Friday, April 6, 2012

It's Going To be A Great Day In Watts... (UPDATED*)

SoCal's own Nate Morgan, one of the premier jazz pianists/composers of his generation, suffered a stroke a month before Christmas 2008. Following two previous 2009 benefits for his medical costs -- one in Leimert Park [video below] and the other in Hollywood -- the *KRST Unity Center of Afrakan Spiritual Science (7825 S. Western Ave., L.A. 90047, 323-759-7567) will host a third fundraiser on Sunday, April 22, 2012 (2pm-6pm). Check out the powerhouse roster of musicians slated to perform: Phil Ranelin, Michael Session, Jesse Sharps and the Gathering, Marla Gibbs, Raspoet Ojenke, Nedra Wheeler, Ndugu Chancellor, Carl Randall, Waberi Jordan, Roberto Miguel Miranda, Kamau Daa'ood, Kafi Roberts, Larry Nash, Fundi Lejohn, Randall Fischer, Kamasi Washington and a whole of a hell lot more. For more info, check out the flyer for the benefit here.

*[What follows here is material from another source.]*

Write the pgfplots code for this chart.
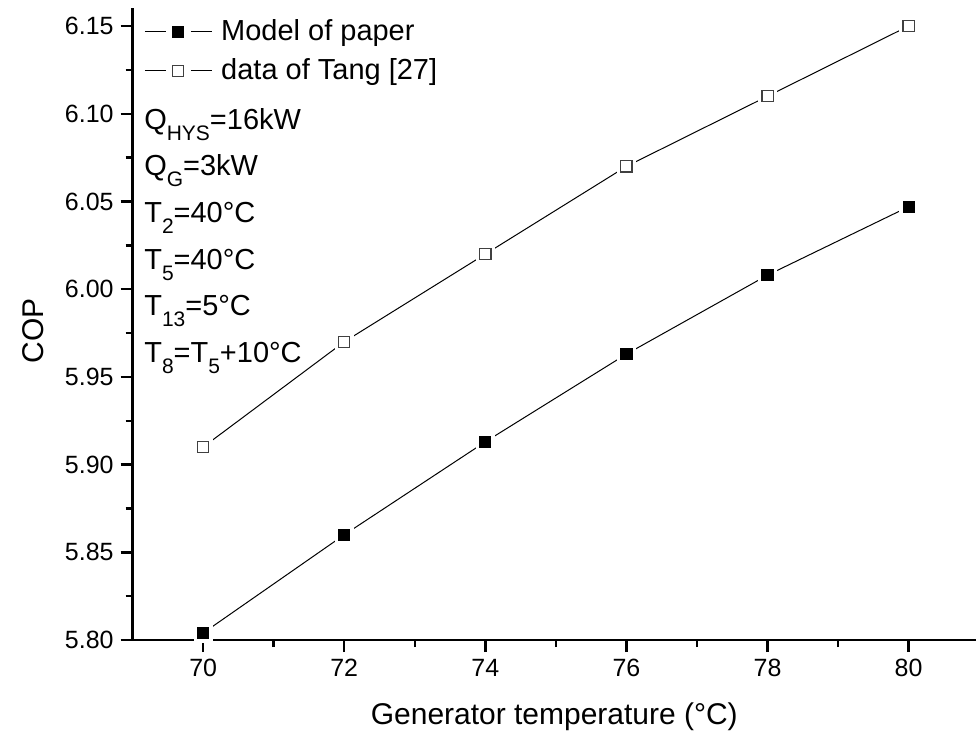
\documentclass[border=0pt]{standalone}
\usepackage{pgfplots}
\pgfplotsset{compat=1.18}
\usepackage{pgfplotstable}
\usepackage{fontspec}
\setmainfont{Liberation Sans}
\newcommand\sub[1]{\raisebox{-5.5pt}{\fontsize{10.5}{10.5}\selectfont #1}}
\newcommand\fs{\fontsize{14.5}{17}\selectfont}
\pgfplotstableread{
x y
70 5.804
72 5.860
74 5.913
76 5.963
78 6.008
80 6.047
}\model
\pgfplotstableread{
x y
70 5.910
72 5.970
74 6.020
76 6.070
78 6.110
80 6.150
}\tang
\begin{document}
\begin{tikzpicture}
\path[use as bounding box] (-66.35pt,-47pt) rectangle (422pt,320.25pt);
\begin{axis}[
  at={(0,0)}, anchor=south west,
  scale only axis, width=422pt, height=316pt,
  xmin=69, xmax=80.955, ymin=5.80, ymax=6.16,
  axis x line*=bottom, axis y line*=left,
  axis line style={line width=1.2pt, -},
  tick align=outside,
  major tick length=6pt, minor tick length=3.5pt,
  every tick/.style={line width=1.2pt, black},
  xtick={70,72,74,76,78,80},
  minor x tick num=1,
  ytick={5.80,5.85,5.90,5.95,6.00,6.05,6.10,6.15},
  minor y tick num=1,
  yticklabel style={/pgf/number format/.cd, fixed, fixed zerofill, precision=2},
  /pgf/number format/assume math mode=true,
  ticklabel style={font=\fontsize{12.5}{14}\selectfont},
  xlabel={Generator temperature (°C)},
  ylabel={COP},
  label style={font=\fontsize{15}{17}\selectfont},
  xlabel style={at={(axis description cs:0.5,-0.1345)}, anchor=base},
  ylabel style={at={(axis description cs:-0.118,0.49)}, anchor=center},
  legend style={at={(axis description cs:0,1)}, anchor=north west,
    xshift=5.65pt, yshift=-5.5pt, draw=none, fill=none, inner sep=0pt,
    font=\fs, row sep=7.5pt, nodes={inner sep=0pt}},
  legend cell align=left,
  legend image code/.code={
    \draw[#1, mark=none] (0pt,0pt) -- (10.5pt,0pt);
    \draw[#1, mark=none] (23pt,0pt) -- (33.5pt,0pt);
    \draw[#1] plot coordinates {(16.75pt,0pt)};
    \path (38pt,0pt);
  },
]
\addplot[black, line width=0.5pt, mark=square*, mark size=2.8pt, mark options={fill=black, draw=black, line width=0.5pt}] table {\model};
\addlegendentry{Model of paper}
\addplot[black, line width=0.5pt, mark=square*, mark size=2.8pt, mark options={fill=white, draw=black!75, line width=0.6pt}] table {\tang};
\addlegendentry{data of Tang [27]}
\addplot[forget plot, only marks, white, mark=square*, mark size=4.6pt, mark options={fill=white, draw=white}] table {\model};
\addplot[forget plot, only marks, white, mark=square*, mark size=4.6pt, mark options={fill=white, draw=white}] table {\tang};
\addplot[forget plot, only marks, black, mark=square*, mark size=2.8pt, mark options={fill=black, draw=black, line width=0.5pt}] table {\model};
\addplot[forget plot, only marks, black, mark=square*, mark size=2.8pt, mark options={fill=white, draw=black!75, line width=0.6pt}] table {\tang};
\node[anchor=base west, font=\fs, inner sep=0pt] at (axis description cs:0.0134,0.8085) {Q\sub{HYS}=16kW};
\node[anchor=base west, font=\fs, inner sep=0pt] at (axis description cs:0.0134,0.7348) {Q\sub{G}=3kW};
\node[anchor=base west, font=\fs, inner sep=0pt] at (axis description cs:0.0134,0.6611) {T\sub{2}=40°C};
\node[anchor=base west, font=\fs, inner sep=0pt] at (axis description cs:0.0134,0.5874) {T\sub{5}=40°C};
\node[anchor=base west, font=\fs, inner sep=0pt] at (axis description cs:0.0134,0.5137) {T\sub{13}=5°C};
\node[anchor=base west, font=\fs, inner sep=0pt] at (axis description cs:0.0134,0.4400) {T\sub{8}=T\sub{5}+10°C};
\end{axis}
\end{tikzpicture}
\end{document}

Morgan was a cornerstone of Horace Tapscott's Arkestra (it was he who told a teenage Jesse Sharps about this cat named "Horace" and this band he practiced out in front of the Watts Happening coffeehouse) and led the famous late-night jam sessions in the mid-nineties at the 5th St. Dick's Coffeehouse. He spent a few years in the 1970s with Rufus and Chaka Khan and collaborated in the early 90s with rappers Bone Thugs N' Harmony. He is also one of the best-kept secrets of Los Angeles jazz -- the walking definition of the oft-used phrase "musician's musicians." Besides his frequent residencies at the now-shuttered Charlie O's jazz club in Van Nuys, Morgan most often popped up in a private home salons in Encino given by writer/historian Mimi Melnick, spinning his intoxicatingly (heavily influenced by Stanley Cowell and McCoy Tyner) on a prime-condition 1922 Steinway with the likes of Miranda, Session, Wheeler, Arthur Blythe, John Heard, Charles Owens, Onaje Murray and the late great Sonship Theus. Morgan provided some of the salon's best moments, including a memorable "double piano" duet with Elias Negash and a 2-hour solo performance that many who attended consider the best live show they have ever seen, especially when Morgan played his ode to the late Horace Tapscott, "Tapscottian Waltz," a song that has never been recorded. "I think it's one of the most beautiful compositions I've ever heard--and the way he played it that day, everybody was crying," writer Steven Isoardi recalls. "I had to get up and leave. I was pacing in the front room. It was just too overwhelming."

For a taste of the master, check out his Nimbus West CDs Journey To Nigrita and Retribution, Reparation. (Also look into Sharps & Flats, his collaboration with lifelong friend, woodwind player Jesse Sharps.